We have all seen it before – the statistics suggest that mum and dad barely have enough funds to retire with. However, they want to help their son by giving him money. Perhaps he overspent on flash cars and a large boat, or perhaps he ran into some business trouble, or maybe they just want to help him “get ahead”.

There are several potential issues with this. For example, what if the son goes bankrupt? What if the son goes through a break-up or divorce? What if he passes away?

Advancing money to children on certain conditions is one thing, but if your clients are going to do it, they should make sure it is documented correctly.

They need to consider all the “what ifs” and protect their interests by documenting what the actual arrangement is. For instance, is the money given as a gift or is it actually a loan that  is only intended to be repaid if certain events occur (such as death, divorce and bankruptcy)? Is it intended to be repaid over time? Is interest to be charged? Should the loan be secured by a mortgage or other means so the parents have some priority in a bankruptcy situation? Is there actually a trust being created with the money never forming part of the child’s property?

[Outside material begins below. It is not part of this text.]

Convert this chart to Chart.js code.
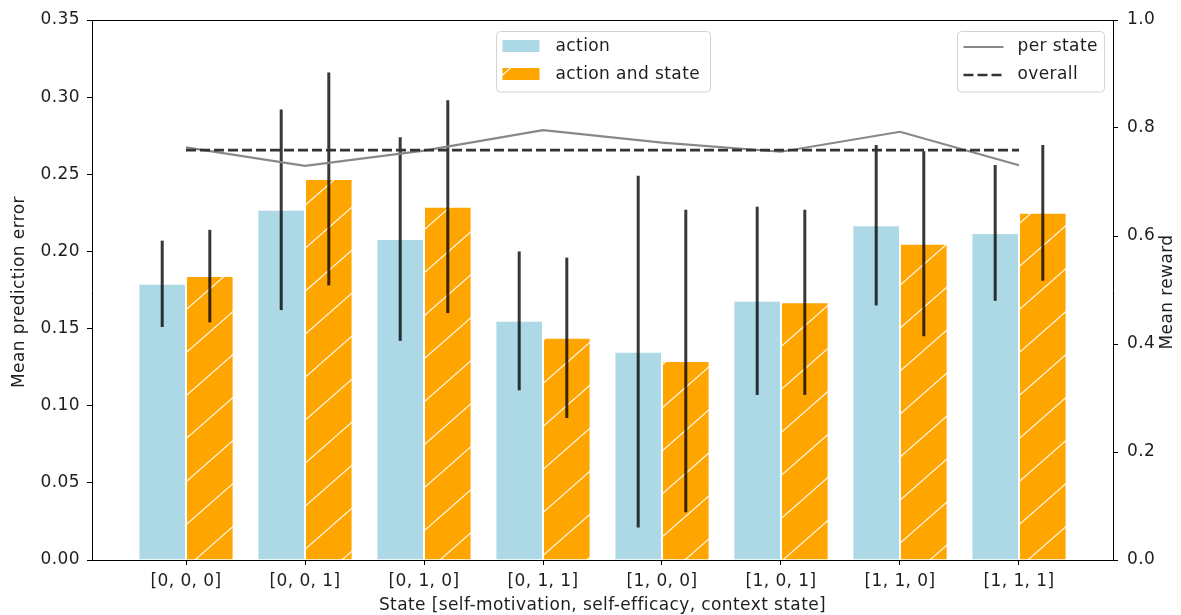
<!DOCTYPE html>
<html>
<head>
<meta charset="utf-8">
<script src="https://cdn.jsdelivr.net/npm/chart.js@4.4.1/dist/chart.umd.min.js"></script>
<style>
html,body{margin:0;padding:0;background:#fff;overflow:hidden;}
#wrap{position:absolute;left:0;top:0;width:1181px;height:615px;}
</style>
</head>
<body>
<div id="wrap"><canvas id="c"></canvas></div>
<script>
// ---- data ----
const categories = ['[0, 0, 0]','[0, 0, 1]','[0, 1, 0]','[0, 1, 1]','[1, 0, 0]','[1, 0, 1]','[1, 1, 0]','[1, 1, 1]'];
const actionError    = [0.179, 0.227, 0.208, 0.155, 0.135, 0.168, 0.217, 0.212];
const actionErrorStd = [0.028, 0.065, 0.066, 0.045, 0.114, 0.061, 0.052, 0.044];
const stateError     = [0.184, 0.247, 0.229, 0.144, 0.129, 0.167, 0.205, 0.225];
const stateErrorStd  = [0.030, 0.069, 0.069, 0.052, 0.098, 0.060, 0.060, 0.044];
const rewardPerState = [0.764, 0.730, 0.758, 0.796, 0.773, 0.756, 0.793, 0.731];
const rewardOverall  = [0.759];
const seriesLabels   = ['action', 'action and state', 'per state', 'overall'];
const axisTitles     = ['State [self-motivation, self-efficacy, context state]', 'Mean prediction error', 'Mean reward'];

// ---- style ----
const FONT_FAMILY = "'DejaVu Sans', sans-serif";
const FONT_SIZE = 17;
const LS = '0.4px';
const TXT = '#1e1e1e';
const BLUE = '#ADD8E6';
const ORANGE = '#FFA500';

function makeHatch(ctx){
  const w = 49, h = 43;
  const c = document.createElement('canvas');
  c.width = w; c.height = h;
  const g = c.getContext('2d');
  g.fillStyle = ORANGE; g.fillRect(0,0,w,h);
  g.strokeStyle = 'rgba(255,255,255,0.95)';
  g.lineWidth = 1.2;
  for (const k of [-1,0,1]) {
    g.beginPath();
    g.moveTo(k*w - w*0.1, h + h*0.1);
    g.lineTo(k*w + w*1.1, -h*0.1);
    g.stroke();
  }
  return ctx.createPattern(c, 'repeat');
}

const canvas = document.getElementById('c');
const hatch = makeHatch(canvas.getContext('2d'));

function font(){ return FONT_SIZE + 'px ' + FONT_FAMILY; }

const custom = {
  id: 'custom',
  beforeLayout(chart){ chart.ctx.letterSpacing = LS; },
  beforeDraw(chart){ chart.ctx.letterSpacing = LS; },
  afterDatasetDraw(chart, args){
    if (args.index !== 0) return;
    const ctx = chart.ctx, ys = chart.scales.y;
    ctx.save();
    ctx.strokeStyle = 'rgba(0,0,0,0.78)';
    ctx.lineWidth = 3;
    ctx.lineCap = 'butt';
    [[0, actionError, actionErrorStd], [1, stateError, stateErrorStd]].forEach(([di, m, s]) => {
      chart.getDatasetMeta(di).data.forEach((bar, i) => {
        const x = bar.x;
        ctx.beginPath();
        ctx.moveTo(x, ys.getPixelForValue(m[i] + s[i]));
        ctx.lineTo(x, ys.getPixelForValue(m[i] - s[i]));
        ctx.stroke();
      });
    });
    ctx.restore();
  },
  afterDraw(chart){
    const ctx = chart.ctx, a = chart.chartArea;
    ctx.save();
    ctx.letterSpacing = LS;
    // top spine
    ctx.strokeStyle = '#000'; ctx.lineWidth = 1;
    ctx.beginPath(); ctx.moveTo(a.left, a.top + 0.5); ctx.lineTo(a.right + 1, a.top + 0.5); ctx.stroke();
    // axis titles
    ctx.fillStyle = TXT; ctx.font = font();
    ctx.textAlign = 'center'; ctx.textBaseline = 'middle';
    const midY = (a.top + a.bottom) / 2;
    ctx.fillText(axisTitles[0], (a.left + a.right) / 2, 606);
    ctx.save(); ctx.translate(20, midY + 2); ctx.rotate(-Math.PI/2); ctx.fillText(axisTitles[1], 0, 0); ctx.restore();
    ctx.save(); ctx.translate(1168, midY + 2); ctx.rotate(-Math.PI/2); ctx.fillText(axisTitles[2], 0, 0); ctx.restore();

    // legend boxes
    function box(x, y, w, h){
      const r = 4;
      ctx.beginPath();
      ctx.moveTo(x + r, y); ctx.lineTo(x + w - r, y); ctx.quadraticCurveTo(x + w, y, x + w, y + r);
      ctx.lineTo(x + w, y + h - r); ctx.quadraticCurveTo(x + w, y + h, x + w - r, y + h);
      ctx.lineTo(x + r, y + h); ctx.quadraticCurveTo(x, y + h, x, y + h - r);
      ctx.lineTo(x, y + r); ctx.quadraticCurveTo(x, y, x + r, y);
      ctx.closePath();
      ctx.fillStyle = 'rgba(255,255,255,0.85)'; ctx.fill();
      ctx.strokeStyle = '#d3d3d3'; ctx.lineWidth = 1; ctx.stroke();
    }
    const cx = (a.left + a.right) / 2;
    const b1w = 214, b1x = Math.round(cx - b1w / 2) + 0.5;
    box(b1x, 31.5, b1w, 60.5);
    ctx.fillStyle = BLUE; ctx.fillRect(b1x + 6, 40, 37, 12);
    ctx.fillStyle = hatch; ctx.fillRect(b1x + 6, 68, 37, 12);
    ctx.fillStyle = TXT; ctx.textAlign = 'left'; ctx.textBaseline = 'middle'; ctx.font = font();
    ctx.fillText(seriesLabels[0], b1x + 59, 46.5);
    ctx.fillText(seriesLabels[1], b1x + 59, 74.5);

    const b2w = 147, b2x = Math.round(a.right - 9 - b2w) + 0.5;
    box(b2x, 31.5, b2w, 60.5);
    ctx.strokeStyle = '#888'; ctx.lineWidth = 2.2; ctx.setLineDash([]);
    ctx.beginPath(); ctx.moveTo(b2x + 6, 47); ctx.lineTo(b2x + 46, 47); ctx.stroke();
    ctx.strokeStyle = '#333'; ctx.lineWidth = 2.6; ctx.setLineDash([10, 4]);
    ctx.beginPath(); ctx.moveTo(b2x + 6, 75); ctx.lineTo(b2x + 46, 75); ctx.stroke();
    ctx.setLineDash([]);
    ctx.fillStyle = TXT;
    ctx.fillText(seriesLabels[2], b2x + 60, 46.5);
    ctx.fillText(seriesLabels[3], b2x + 60, 74.5);
    ctx.restore();
  }
};

const tickFont = { family: FONT_FAMILY, size: FONT_SIZE };

new Chart(canvas, {
  data: {
    datasets: [
      {
        type: 'bar', label: seriesLabels[0],
        data: categories.map((_, i) => ({ x: i, y: actionError[i] })),
        backgroundColor: BLUE, borderColor: '#ffffff', borderWidth: 1,
        categoryPercentage: 0.8, barPercentage: 1.0,
        xAxisID: 'x', yAxisID: 'y', order: 3
      },
      {
        type: 'bar', label: seriesLabels[1],
        data: categories.map((_, i) => ({ x: i, y: stateError[i] })),
        backgroundColor: hatch, borderColor: '#ffffff', borderWidth: 1,
        categoryPercentage: 0.8, barPercentage: 1.0,
        xAxisID: 'x', yAxisID: 'y', order: 3
      },
      {
        type: 'line', label: seriesLabels[2],
        data: categories.map((_, i) => ({ x: i, y: rewardPerState[i] })),
        borderColor: '#888888', borderWidth: 2.2, pointRadius: 0, tension: 0, fill: false,
        xAxisID: 'x', yAxisID: 'y1', order: 2
      },
      {
        type: 'line', label: seriesLabels[3],
        data: [{ x: 0, y: rewardOverall[0] }, { x: categories.length - 1, y: rewardOverall[0] }],
        borderColor: '#333333', borderWidth: 2.6, borderDash: [10, 4], pointRadius: 0, fill: false,
        xAxisID: 'x', yAxisID: 'y1', order: 1
      }
    ]
  },
  options: {
    responsive: true, maintainAspectRatio: false, animation: false, events: [],
    layout: { padding: { top: 20, left: 0, right: 0, bottom: 0 } },
    plugins: { legend: { display: false }, tooltip: { enabled: false } },
    scales: {
      x: {
        type: 'linear', position: 'bottom', min: -0.79, max: 7.79, offset: false,
        afterBuildTicks: (s) => { s.ticks = categories.map((_, i) => ({ value: i })); },
        afterFit: (s) => { s.height = 55; },
        ticks: { callback: (v) => categories[v] !== undefined ? categories[v] : '', font: tickFont, color: TXT, padding: 6, maxRotation: 0, autoSkip: false },
        grid: { offset: false, drawOnChartArea: false, drawTicks: true, tickLength: 5, color: '#000', tickColor: '#000' },
        border: { display: true, color: '#000', width: 1 }
      },
      y: {
        type: 'linear', position: 'left', min: 0, max: 0.35,
        afterFit: (s) => { s.width = 92; },
        ticks: { stepSize: 0.05, callback: (v) => Number(v).toFixed(2), font: tickFont, color: TXT, padding: 7 },
        grid: { drawOnChartArea: false, drawTicks: true, tickLength: 5, color: '#000', tickColor: '#000' },
        border: { display: true, color: '#000', width: 1 }
      },
      y1: {
        type: 'linear', position: 'right', min: 0, max: 1.0,
        afterFit: (s) => { s.width = 68; },
        ticks: { stepSize: 0.2, callback: (v) => Number(v).toFixed(1), font: tickFont, color: TXT, padding: 9 },
        grid: { drawOnChartArea: false, drawTicks: true, tickLength: 5, color: '#000', tickColor: '#000' },
        border: { display: true, color: '#000', width: 1 }
      }
    }
  },
  plugins: [custom]
});
</script>
</body>
</html>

On the other hand, if it is intended to be an unconditional gift, then it should be clear – so that there are no contests about the son owing money to the parents’ estate upon their deaths. If the arrangement is not documented, depending on the circumstances, it may later be difficult to prove one way or the other.

Documenting a family arrangement such as this, can assist in achieving what was intended to be achieved should the unwanted or unexpected occur. Otherwise, a trustee in bankruptcy may use those funds to pay creditors before the parents, and a former spouse may receive some of those funds through a property settlement.

It is also always a good idea for clients to consider their estate planning when entering into arrangements like this. For example, they may want to adjust gifts to their other loved ones taking into account this arrangement, or they may need advice on family provision issues if there is a risk someone might challenge their Will.